De plus, une formule comme « la science des Idées » (πρὸς τῇ τῶν εἰδῶν σοφίᾳ… 322 d) pour caractériser la compétence d’Érastos et de Coriscos semble bien étrange sous la plume de Platon. Elle serait un ἅπαξ εἰρημένον et on ne saurait la comparer, comme veut Howald, à l’expression εἰδῶν φίλοι du Sophiste pour désigner une école, ou la justifier par le fait qu’Aristote attribue à son maître l’enseignement des Idées : λέγει τὰ εἴδη. Enfin, la conclusion de la Lettre s’accorde peu avec la manière platonicienne et rappelle surtout les doctrines secrètes du pythagorisme dont nous trouvions des échos dans la 2e lettre.

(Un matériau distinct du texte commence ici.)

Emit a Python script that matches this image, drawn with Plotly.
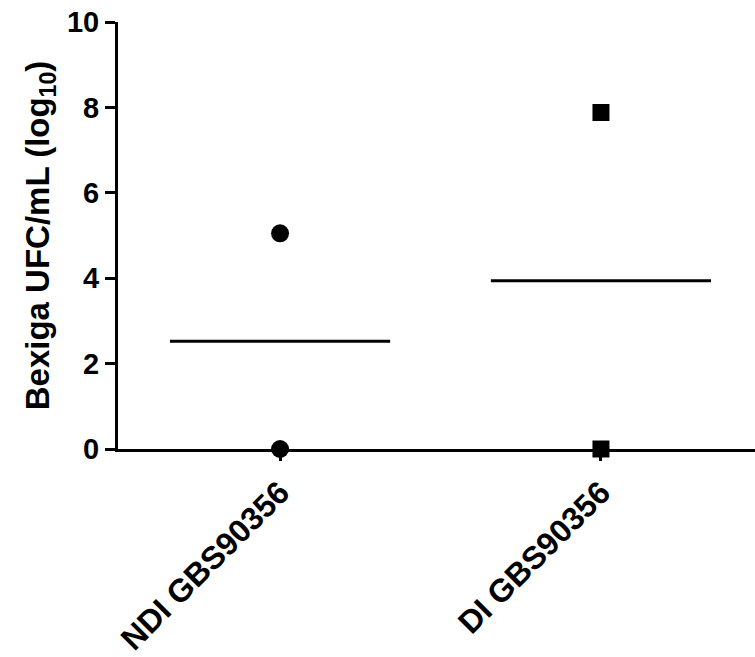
import numpy as np
import plotly.graph_objects as go

categories = ["NDI GBS90356", "DI GBS90356"]
ndi_values = [5.05, 0.0]
di_values = [7.88, 0.0]
y_ticks = [0, 2, 4, 6, 8, 10]

FONT = "Liberation Sans, Arial, sans-serif"

fig = go.Figure()

groups = [(0, ndi_values, "circle"), (1, di_values, "square")]
half = 0.343
for xpos, vals, sym in groups:
    m = float(np.mean(vals))
    fig.add_trace(go.Scatter(
        x=[xpos - half, xpos + half], y=[m, m], mode="lines",
        line=dict(color="black", width=3), showlegend=False, hoverinfo="skip",
        cliponaxis=False))
    fig.add_trace(go.Scatter(
        x=[xpos] * len(vals), y=vals, mode="markers",
        marker=dict(symbol=sym, size=17 if sym == "square" else 18, color="black",
                    line=dict(width=0)),
        showlegend=False, cliponaxis=False))

fig.update_layout(
    width=755, height=657,
    margin=dict(l=118, r=0, t=22, b=206),
    paper_bgcolor="white", plot_bgcolor="white",
    font=dict(family=FONT, color="black"),
    xaxis=dict(
        range=[-0.505, 1.48], tickvals=[0, 1], ticktext=[f"<b>{c}</b>" for c in categories],
        tickangle=-45, tickfont=dict(size=32, family=FONT, color="black"),
        showline=True, linecolor="black", linewidth=3,
        ticks="outside", ticklen=9, tickwidth=3, tickcolor="black",
        showgrid=False, zeroline=False,
    ),
    yaxis=dict(
        range=[0, 10], tickvals=y_ticks, ticktext=[f"<b>{t}</b>" for t in y_ticks],
        tickfont=dict(size=29, family=FONT, color="black"),
        showline=True, linecolor="black", linewidth=3,
        ticks="outside", ticklen=10, tickwidth=2.5, tickcolor="black",
        showgrid=False, zeroline=False,
        title=dict(text="<b>Bexiga UFC/mL (log<sub>10</sub>)</b>",
                   font=dict(size=33, family=FONT, color="black"), standoff=8),
    ),
)

fig.write_html("out.html")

Que faut-il entendre par cette double divinité au nom de laquelle les trois amis prêteront serment ? Les interprétations les plus diverses ont été données tout comme pour le fameux passage de la 2e lettre : interpolation d’un chrétien platonicien qui a introduit la doctrine du Père et du Verbe (Tiedemann) ; réminiscences de la République, du Philèbe ou du Timée. Wilamowitz et Apelt soutiennent qu’il s’agit du Bien et du Soleil, fils du Bien ; Raeder et Howald, après Karsten, cherchent la solution dans le Timée et identifient les deux divinités au démiurge et à l’âme du monde. Mais la formule est-elle susceptible d’une précision rigoureuse ? Comme nous l’avons noté à propos de la 2e lettre, ne reflète-t-elle pas plutôt les tendances d’une époque où l’on commençait à systématiser la doctrine religieuse de Platon et à unifier des réalités qui très probablement restaient distinctes dans l’esprit de leur auteur ?

  1. Rhein. Museum, N. F. 66 (1911), p. 226 et suiv.